Dreaming of my Deceased Wife on the Night of the 20th Day
of the First Month by Su Shi

Ten boundless years now separate the living and the dead,
I have not often thought of her, but neither can I forget.

Her lonely grave is a thousand li distant,
I can't say where my wife lies cold.

We could not recognize each other even if we met again,
My face is all but covered with dust, my temples glazed with frost.

In deepest night, a sudden dream returns me to my homeland,
She sits before a little window, and sorts her dress and make-up.

We look at each other without a word,
a thousand tears now flow.

I must accept that every year I'll think of that heart breaking place,

Where the moon shines brightly in the night, and bare pines guard the tomb.

From Wikipedia: Su Shi (January 8, 1037 – August 24, 1101), also known as Su Tungpo, was a Chinese writer, poet, painter, calligrapher, pharmacologist,gastronome, and a statesman of the Song dynasty.
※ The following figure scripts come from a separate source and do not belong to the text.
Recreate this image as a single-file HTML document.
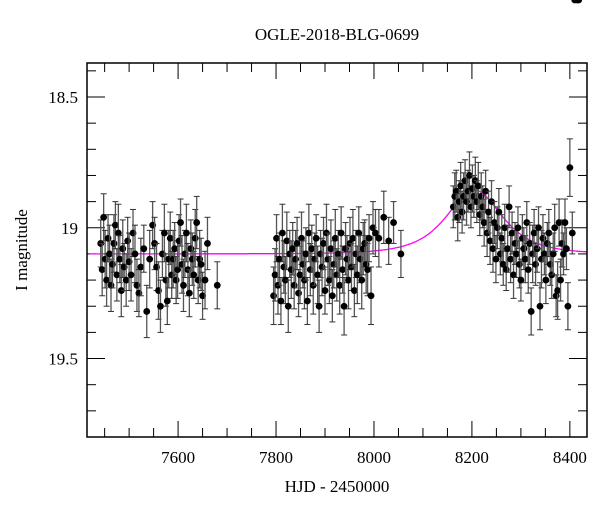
<!DOCTYPE html>
<html><head><meta charset="utf-8"><style>
body{margin:0;background:#fff;overflow:hidden;}
svg text{font-family:"Liberation Serif",serif;fill:#000;}
</style></head><body>
<svg id="chart" width="600" height="512" viewBox="0 0 600 512" xmlns="http://www.w3.org/2000/svg">
<text x="337" y="40" font-size="17" text-anchor="middle">OGLE-2018-BLG-0699</text>
<text x="337" y="492" font-size="17" text-anchor="middle">HJD - 2450000</text>
<text x="0" y="0" font-size="17" text-anchor="middle" transform="translate(27,250) rotate(-90)">I magnitude</text>
<g id="grid"></g>
<g id="model"></g>
<g id="pts"></g>
<rect x="87" y="63" width="500" height="374" fill="none" stroke="#000" stroke-width="1.5"/>
</svg>
<script>
const times=[7442,7445,7448,7451,7454,7457,7460,7463,7466,7469,7472,7475,7478,7481,7484,7487,7490,7494,7497,7500,7504,7508,7512,7516,7520,7524,7530,7536,7542,7548,7552,7556,7560,7564,7568,7572,7575,7578,7581,7584,7587,7590,7593,7596,7599,7602,7605,7608,7611,7614,7617,7620,7623,7626,7629,7632,7635,7638,7641,7644,7647,7650,7655,7660,7680,
7795,7798,7801,7804,7807,7810,7813,7816,7819,7822,7825,7828,7831,7834,7837,7840,7843,7846,7849,7852,7855,7858,7861,7864,7867,7870,7873,7876,7879,7882,7885,7888,7891,7894,7897,7900,7903,7906,7909,7912,7915,7918,7921,7924,7927,7930,7933,7936,7939,7942,7945,7948,7951,7954,7957,7960,7963,7966,7969,7972,7975,7978,7981,7984,7987,7990,7994,7998,8003,8010,8020,8030,8040,8055,
8162,8165,8168,8171,8174,8177,8180,8183,8186,8189,8192,8195,8198,8201,8204,8207,8210,8213,8216,8219,8222,8225,8228,8231,8234,8237,8240,8243,8246,8249,8252,8255,8258,8261,8264,8267,8270,8273,8276,8279,8282,8285,8288,8291,8294,8297,8300,8303,8306,8309,8312,8315,8318,8321,8324,8327,8330,8333,8336,8339,8342,8345,8348,8351,8354,8357,8360,8363,8366,8369,8372,8375,8378,8381,8384,8387,8390,8393,8396,8400,8405,8410,8415,8418];
const mags=[19.06,19.16,18.96,19.12,19.2,19.04,19.1,19.22,19.14,19.06,18.99,19.18,19.02,19.12,19.24,19.08,19.15,19.2,19.05,19.13,19.18,19.02,19.1,19.22,19.25,19.15,19.08,19.32,19.12,18.99,19.06,19.15,19.24,19.3,19.1,19.02,19.2,19.28,19.12,19.04,19.18,19.12,19.08,19.2,19.16,19.05,18.98,19.14,19.22,19.1,19.02,19.16,19.25,19.08,19.12,19.18,19.04,18.98,19.2,19.12,19.14,19.26,19.2,19.06,19.22,
19.26,19.18,19.04,19.22,19.12,19.28,19.02,19.15,19.2,19.05,19.3,19.1,19.16,19.08,19.22,19.12,19.06,19.25,19.18,19.04,19.14,19.2,19.1,19.28,19.02,19.16,19.08,19.22,19.12,19.04,19.18,19.3,19.1,19.15,19.06,19.24,19.02,19.12,19.2,19.08,19.26,19.14,19.04,19.18,19.1,19.22,19.02,19.16,19.3,19.08,19.12,19.2,19.06,19.15,19.04,19.24,19.1,19.18,19.02,19.12,19.2,19.08,19.06,19.14,19.16,19.04,19.26,19.0,19.02,19.04,18.96,
19.05,18.98,19.1,18.92,18.88,18.86,18.96,18.9,18.84,18.94,18.88,18.82,18.9,18.86,18.8,18.92,18.85,18.88,18.82,18.9,18.84,18.95,18.88,18.92,18.98,18.86,19.02,18.94,19.05,18.9,19.08,18.98,19.12,19.0,18.94,19.1,19.04,19.14,19.0,19.16,19.08,18.92,19.12,19.02,19.18,19.06,19.1,19.0,19.14,19.2,19.04,19.08,19.12,18.98,19.16,19.06,19.32,19.1,19.02,19.14,19.08,19.0,19.3,19.12,19.04,19.1,19.2,19.06,19.02,19.14,19.18,19.1,19.0,19.26,19.24,18.98,19.2,19.06,19.1,18.98,19.08,19.3,18.77,19.02];
const errs=[0.09,0.1,0.09,0.11,0.1,0.09,0.11,0.1,0.09,0.11,0.09,0.1,0.11,0.09,0.1,0.11,0.09,0.1,0.09,0.11,0.1,0.09,0.11,0.1,0.09,0.11,0.09,0.1,0.11,0.09,0.1,0.09,0.11,0.1,0.09,0.11,0.1,0.09,0.11,0.1,0.09,0.11,0.1,0.09,0.11,0.1,0.09,0.11,0.1,0.09,0.11,0.1,0.09,0.11,0.1,0.09,0.11,0.1,0.09,0.11,0.1,0.09,0.11,0.1,0.09,
0.11,0.1,0.09,0.11,0.1,0.09,0.11,0.1,0.09,0.11,0.1,0.09,0.11,0.1,0.09,0.11,0.1,0.09,0.11,0.1,0.09,0.11,0.1,0.09,0.11,0.1,0.09,0.11,0.1,0.09,0.11,0.1,0.09,0.11,0.1,0.09,0.11,0.1,0.09,0.11,0.1,0.09,0.11,0.1,0.09,0.11,0.1,0.09,0.11,0.1,0.09,0.11,0.1,0.09,0.11,0.1,0.09,0.11,0.1,0.09,0.11,0.1,0.09,0.11,0.1,0.09,0.11,0.1,0.09,0.11,0.1,0.09,
0.08,0.09,0.08,0.09,0.08,0.09,0.08,0.09,0.08,0.09,0.08,0.09,0.08,0.09,0.08,0.09,0.08,0.09,0.08,0.09,0.08,0.09,0.08,0.09,0.08,0.09,0.08,0.09,0.08,0.09,0.08,0.09,0.08,0.09,0.08,0.09,0.08,0.09,0.08,0.09,0.08,0.09,0.08,0.09,0.08,0.09,0.08,0.09,0.08,0.09,0.08,0.09,0.08,0.09,0.08,0.09,0.11,0.09,0.08,0.09,0.08,0.09,0.11,0.09,0.08,0.09,0.08,0.09,0.08,0.09,0.08,0.09,0.08,0.11,0.09,0.08,0.09,0.08,0.09,0.08,0.09,0.11,0.08,0.09];
const xTicks=[7600,7800,8000,8200,8400];
const yTicks=[18.5,19,19.5];
const modelParams=[8205,1.15,63,19.10]; // t0, u0, tE, baseline

const X0=87,X1=587,Y0=63,Y1=437;
const xmin=7414,xmax=8435,ymin=18.37,ymax=19.80;
const sx=v=>X0+(v-xmin)/(xmax-xmin)*(X1-X0);
const sy=m=>Y0+(m-ymin)/(ymax-ymin)*(Y1-Y0);
const NS='http://www.w3.org/2000/svg';
function mk(tag,attrs,parent){const e=document.createElementNS(NS,tag);for(const k in attrs)e.setAttribute(k,String(attrs[k]));parent.appendChild(e);return e;}
const g=document.getElementById('grid');
for(let k=0;k<20;k++){const v=7450+k*50;const maj=(v%200===0);const L=maj?16:9;
 const t=mk('line',{x1:sx(v),x2:sx(v),y1:Y1,y2:Y1-L,stroke:'#000','stroke-width':1},g);
 
 
 const t2=mk('line',{x1:sx(v),x2:sx(v),y1:Y0,y2:Y0+L,stroke:'#000','stroke-width':1},g);
 
 }
for(let k=184;k<=197;k++){const m=k/10;const maj=(k%5===0);const L=maj?18:9;
 const t=mk('line',{x1:X0,x2:X0+L,y1:sy(m),y2:sy(m),stroke:'#000','stroke-width':1},g);
 
 
 const t2=mk('line',{x1:X1,x2:X1-L,y1:sy(m),y2:sy(m),stroke:'#000','stroke-width':1},g);
 
 }
xTicks.forEach(v=>{const t=mk('text',{x:sx(v),y:463,'font-size':17,'text-anchor':'middle'},g);t.textContent=v;
 
 });
yTicks.forEach(v=>{const t=mk('text',{x:78,y:sy(v)+6,'font-size':17,'text-anchor':'end'},g);t.textContent=v;
 
 });
const [t0,u0,tE,base]=modelParams;let d='';
for(let t=xmin+5;t<=xmax;t+=2){const tau=(t-t0)/tE;const u=Math.sqrt(u0*u0+tau*tau);const A=(u*u+2)/(u*Math.sqrt(u*u+4));const m=base-2.5*Math.log10(A);d+=(d?'L':'M')+sx(t).toFixed(1)+','+sy(m).toFixed(1);}
const mp=mk('path',{d:d,fill:'none',stroke:'#ff00ff','stroke-width':1.3},document.getElementById('model'));


const pg=document.getElementById('pts');
times.forEach((t,i)=>{const x=sx(t),y=sy(mags[i]),ya=sy(mags[i]-errs[i]),yb=sy(mags[i]+errs[i]);
 const gg=mk('g',{},pg);
 
 
 mk('line',{x1:x,x2:x,y1:ya,y2:yb,stroke:'#555','stroke-width':1.3},gg);
 mk('line',{x1:x-3,x2:x+3,y1:ya,y2:ya,stroke:'#333','stroke-width':1},gg);
 mk('line',{x1:x-3,x2:x+3,y1:yb,y2:yb,stroke:'#333','stroke-width':1},gg);
 mk('circle',{cx:x,cy:y,r:3.4,fill:'#000'},gg);});
</script>
</body></html>
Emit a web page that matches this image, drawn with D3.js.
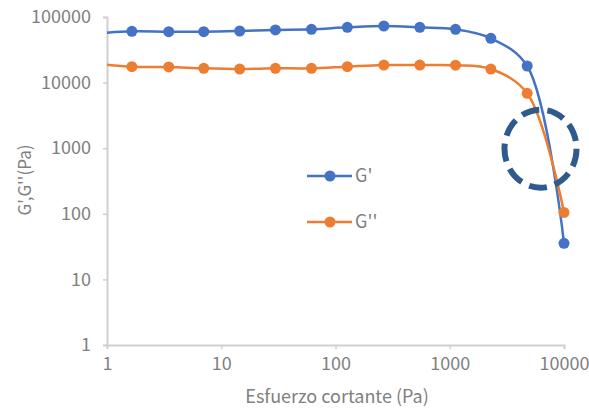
<!DOCTYPE html>
<html>
<head>
<meta charset="UTF-8">
<style>
  body { margin: 0; background: #fff; }
  svg { display: block; font-family: "Noto Sans CJK SC", "Noto Sans", sans-serif; }
</style>
</head>
<body>
<svg width="589" height="410"></svg>
<script src="https://d3js.org/d3.v7.min.js"></script>
<script>
// shear stress (Pa), first point sits just left of the axis and gets clipped
const stress = [0.8, 1.65, 3.47, 7.03, 14.5, 29.8, 61.6, 127, 265, 547, 1124, 2290, 4760, 10000]
const gPrime = [56000, 60500, 59700, 59700, 61200, 63400, 64900, 69600, 72900, 69600, 64900, 47300, 17900, 35.5]
const gDouble = [19500, 17500, 17300, 16500, 16100, 16500, 16500, 17500, 18500, 18500, 18400, 16100, 6870, 105]
const xTicks = [1, 10, 100, 1000, 10000]
const yTicks = [1, 10, 100, 1000, 10000, 100000]

const series = [
  { name: "G'", values: gPrime, color: "#4472C4" },
  { name: "G''", values: gDouble, color: "#ED7D31" }
]

let svg = d3.select("svg")

let x = d3.scaleLog().domain([1, 10000]).range([107, 564])
let y = d3.scaleLog().domain([1, 100000]).range([345, 17])

const textColor = "#808080"
const axisColor = "#d0d0d0"

// axes
let xAxis = svg.append("g")
  .attr("transform", "translate(0," + y(1) + ")")
  .call(d3.axisBottom(x).tickValues(xTicks).tickFormat(d3.format("d")).tickSize(4).tickPadding(8))
let yAxis = svg.append("g")
  .attr("transform", "translate(" + x(1) + ",0)")
  .call(d3.axisLeft(y).tickValues(yTicks).tickFormat(d3.format("d")).tickSize(4).tickPadding(12))

svg.selectAll(".domain").attr("stroke", axisColor).attr("stroke-width", 2)
svg.selectAll(".tick line").attr("stroke", axisColor).attr("stroke-width", 1.5)
svg.selectAll(".tick text").attr("fill", textColor).style("font-size", "18px")
  .style("font-family", "\"Noto Sans CJK SC\", sans-serif")

// axis titles
svg.append("text")
  .attr("x", 337).attr("y", 403)
  .attr("text-anchor", "middle")
  .attr("fill", textColor)
  .style("font-size", "18px")
  .text("Esfuerzo cortante (Pa)")

svg.append("text")
  .attr("transform", "translate(31,180) rotate(-90)")
  .attr("text-anchor", "middle")
  .attr("fill", textColor)
  .style("font-size", "17px")
  .text("G',G''(Pa)")

// clip so the first segment starts at the y axis
svg.append("defs").append("clipPath").attr("id", "plot")
  .append("rect").attr("x", x(1)).attr("y", 0).attr("width", x(10000) - x(1) + 20).attr("height", y(1))

let line = d3.line()
  .x((d, i) => x(stress[i]))
  .y(d => y(d))
  .curve(d3.curveCatmullRom)

let plot = svg.append("g").attr("clip-path", "url(#plot)")

series.forEach(s => {
  plot.append("path")
    .attr("d", line(s.values))
    .attr("fill", "none")
    .attr("stroke", s.color)
    .attr("stroke-width", 2.5)

  plot.selectAll(null)
    .data(s.values.slice(1))
    .enter()
    .append("circle")
    .attr("cx", (d, i) => x(stress[i + 1]))
    .attr("cy", d => y(d))
    .attr("r", 5.5)
    .attr("fill", s.color)
})

// legend
let legend = svg.append("g")
series.forEach((s, i) => {
  let ly = 176 + i * 46
  legend.append("line")
    .attr("x1", 307).attr("x2", 352)
    .attr("y1", ly).attr("y2", ly)
    .attr("stroke", s.color).attr("stroke-width", 2.5)
  legend.append("circle")
    .attr("cx", 330).attr("cy", ly).attr("r", 5.5)
    .attr("fill", s.color)
  legend.append("text")
    .attr("x", 355).attr("y", ly + 6)
    .attr("fill", textColor)
    .style("font-size", "18px")
    .text(s.name)
})

// dashed highlight circle
svg.append("ellipse")
  .attr("cx", 540.5).attr("cy", 148.7)
  .attr("rx", 36).attr("ry", 39)
  .attr("fill", "none")
  .attr("stroke", "#2F5A8C")
  .attr("stroke-width", 6)
  .attr("stroke-dasharray", "18 8.2")
</script>
</body>
</html>
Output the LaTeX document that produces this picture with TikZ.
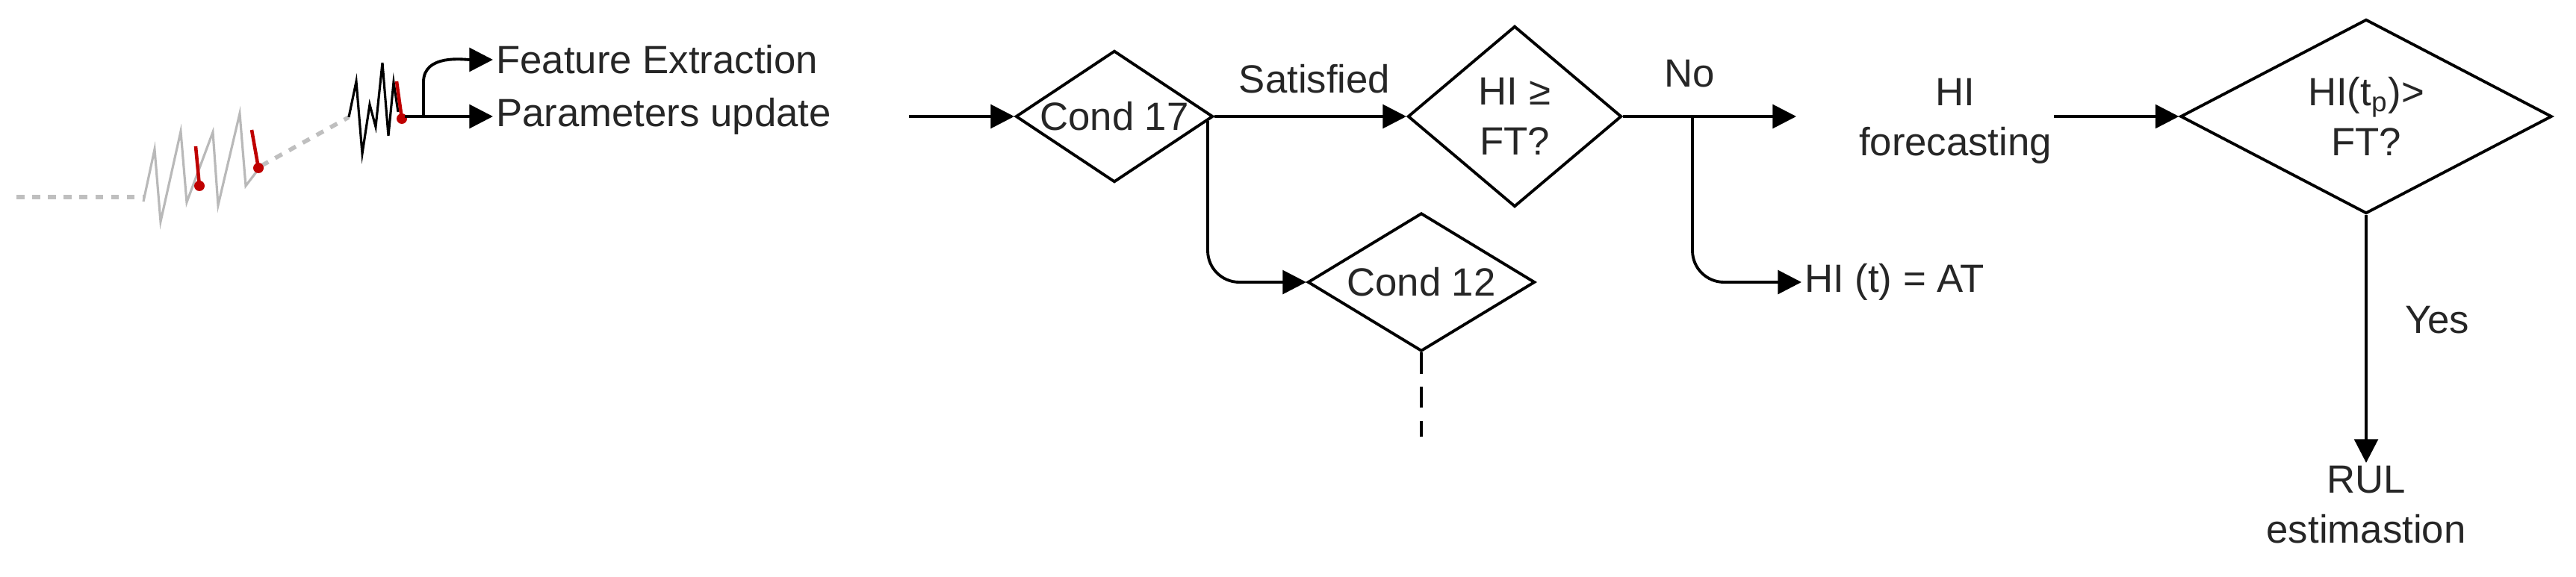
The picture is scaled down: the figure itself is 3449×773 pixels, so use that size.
\documentclass[tikz,border=0pt]{standalone}
\usepackage{fontspec}
\setmainfont{Liberation Sans}
\usetikzlibrary{shapes.geometric,arrows.meta}
\begin{document}
\begin{tikzpicture}[x=0.01cm,y=-0.01cm,
  every node/.style={font=\fontsize{15}{17}\selectfont, text=black!85},
  dec/.style={diamond, draw, line width=1.1pt, inner sep=0pt},
  arr/.style={line width=1.1pt, -{Triangle[length=9pt,width=9pt]}},
  wave/.style={line width=0.9pt},
  lbl/.style={inner sep=1pt}]
\useasboundingbox (0,0) rectangle (3449,773);
% waveforms
\draw[gray!50, line width=1.6pt, dashed] (22,264) -- (194,264);
\draw[gray!55, wave] (192,270) -- (207,200) -- (215,297) -- (242,176) -- (250,271) -- (285,177) -- (292,275) -- (321,152) -- (329,249) -- (345,228);
\draw[gray!50, line width=1.6pt, dashed] (350,222) -- (467,157);
\draw[black, wave] (467,157) -- (477,109) -- (485,206) -- (495,140) -- (503,170) -- (512,84) -- (520,182) -- (527,110) -- (533,150);
\draw[red!75!black, line width=1.3pt] (262,196) -- (267,249);
\fill[red!75!black] (267,249) circle (7);
\draw[red!75!black, line width=1.3pt] (337,174) -- (346,225);
\fill[red!75!black] (346,225) circle (7);
\draw[red!75!black, line width=1.3pt] (531,109) -- (538,159);
\fill[red!75!black] (538,159) circle (7);
\coordinate (ws) at (542,156);
\coordinate (wb) at (567,156);
% texts
\node[anchor=west, lbl] (fe) at (660,80) {Feature Extraction};
\node[anchor=west, lbl] (pu) at (660,156) {Parameters update};
\draw[arr] (ws) -- (pu.west);
\draw[arr] (wb) -- (567,110) to[out=90,in=180] (fe.west);
% diamonds
\node[dec, aspect=1.5, minimum width=2.64cm, minimum height=1.76cm] (c17) at (1492,156) {Cond 17};
\node[dec, aspect=1.18, minimum width=2.86cm, minimum height=2.42cm, align=center] (hi) at (2028,156) {HI ≥\\[2pt] FT?};
\node[dec, aspect=1.64, minimum width=3.04cm, minimum height=1.85cm] (c12) at (1903,378) {Cond 12};
\node[dec, aspect=1.91, minimum width=4.97cm, minimum height=2.6cm, align=center] (hp) at (3168,156) {HI(t\textsubscript{p})>\\[2pt] FT?};
\node[align=center, lbl] (fc) at (2618,162) {HI\\[2pt] forecasting};
\node[anchor=west, lbl] (at) at (2412,378) {HI (t) = AT};
\node[align=center, lbl] (rul) at (3168,676) {RUL\\[2pt] estimastion};
\node[lbl] (sat) at (1760,106) {Satisfied};
\node[lbl] (no) at (2262,99) {No};
\node[lbl] (yes) at (3263,429) {Yes};
\coordinate (in17) at (1217,156);
\coordinate (fcw) at (2405,156);
\coordinate (fce) at (2750,156);
\coordinate (b17) at (1617,162);
\coordinate (bno) at (2266,156);
\coordinate (dend) at (1903,585);
% connectors
\draw[arr] (in17) -- (c17.west);
\draw[arr] (c17.east) -- (hi.west);
\draw[arr] (hi.east) -- (fcw);
\draw[arr, rounded corners=12] (bno) -- (bno |- at.west) -- (at.west);
\draw[arr, rounded corners=12] (b17) -- (b17 |- c12.west) -- (c12.west);
\draw[line width=1.1pt, dash pattern=on 8pt off 5pt] (c12.south) -- (dend);
\draw[arr] (fce) -- (hp.west);
\draw[arr] (hp.south) -- (rul.north);
\end{tikzpicture}
\end{document}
A major personality of the Song era, Su was an important figure in Song Dynasty politics, aligning himself with Sima Guang and others, against the New Policy party led by Wang Anshi. Su Shi was famed as an essayist, and his prose writings lucidly contribute to the understanding of topics such as 11th-century Chinese travel literature or detailed information on the contemporary Chinese iron industry. His poetry has a long history of popularity and influence in China, Japan, and other areas in the near vicinity and is well known in the English-speaking parts of the world through the translations by Arthur Waley, among others. In terms of the arts, Su Shi has some claim to being "the pre-eminent personality of the eleventh century."[1] Dongpo pork, a prominent dish in Hangzhou cuisine, is named in his honor.